Figura 17 — Exemplo dum QTL X/x, situado na região cromossómica delimitada pelos marcadores A e B, heterozigóticos na F1, em proximidade tal que a maior parte dos indivíduos XX e xx na F2 são identificados através dos homozigóticos nesses marcadores, assim podendo separar-se as respectivas distribuições e inclusivamente estimar o desvio aditivo a para este QTL.

O passo seguinte é tentar identificar cada locus cujos alelos contribuem para a variação contínua. Uma vez determinada com razoável precisão a localização cromossómica dum QTL, os loci que já se conheça nessa mesma região podem ser estudados um a um; mas é uma tarefa que pelas suas dimensões se pode revelar proibitiva, pelo número muito elevado de genes que existem na região e pelo esforço necessário para analisar cada um. Uma estratégia alternativa baseia-se em seleccionar a priori um locus "candidato", que pelo conhecimento sobre a função que codifica possa considerar-se um plausível componente da variação contínua do fenótipo em causa. Se esse locus se encontrar na vizinhança dum QTL, isso pode ser um argumento adicional a favor da hipótese que se coloca, e evidentemente um tal locus tem de ter pelo menos dois alelos nas populações onde se estuda essa variação, mas são apenas pontos de partida num trabalho muito complexo de demonstração da causalidade ontogénica e fisiológica para a variação, e que pode revelar-se frustrada se o locus candidato não for o QTL que se busca.

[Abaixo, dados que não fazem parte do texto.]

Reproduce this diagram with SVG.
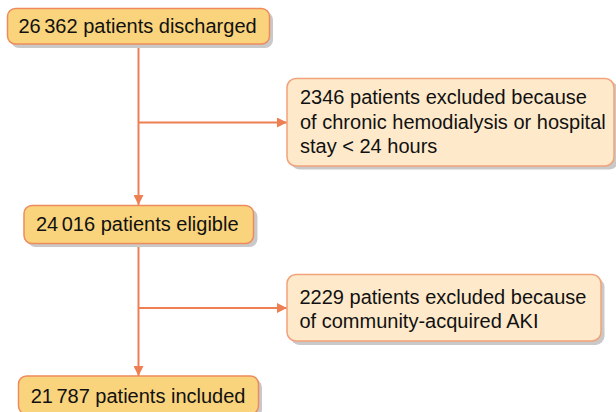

Contudo, é possível que muitos dos QTL tenham funções insuspeitadas ou mesmo desconhecidas, ou que uma função já conhecida tenha, duma maneira imprevista, um efeito pleiotrópico sobre a variação que se estuda. Por isso a estratégia dos loci candidatos só resulta em alguns casos. De facto, com os genomas que vão ficando sequenciados têm-se revelado muitas sequências nucleotídicas que aparentam ser genes funcionais, mas para as quais não se conhecem quaisquer funções ou proteínas conhecidas. Evidentemente que os QTL se contam entre os genes que vão sendo sequenciados, e o futuro permitirá por certo identificá-los pela função e pela posição dentro dos respectivos genomas; se alguns desses genes "desconhecidos" correspondem ou não a QTL, o futuro o dirá.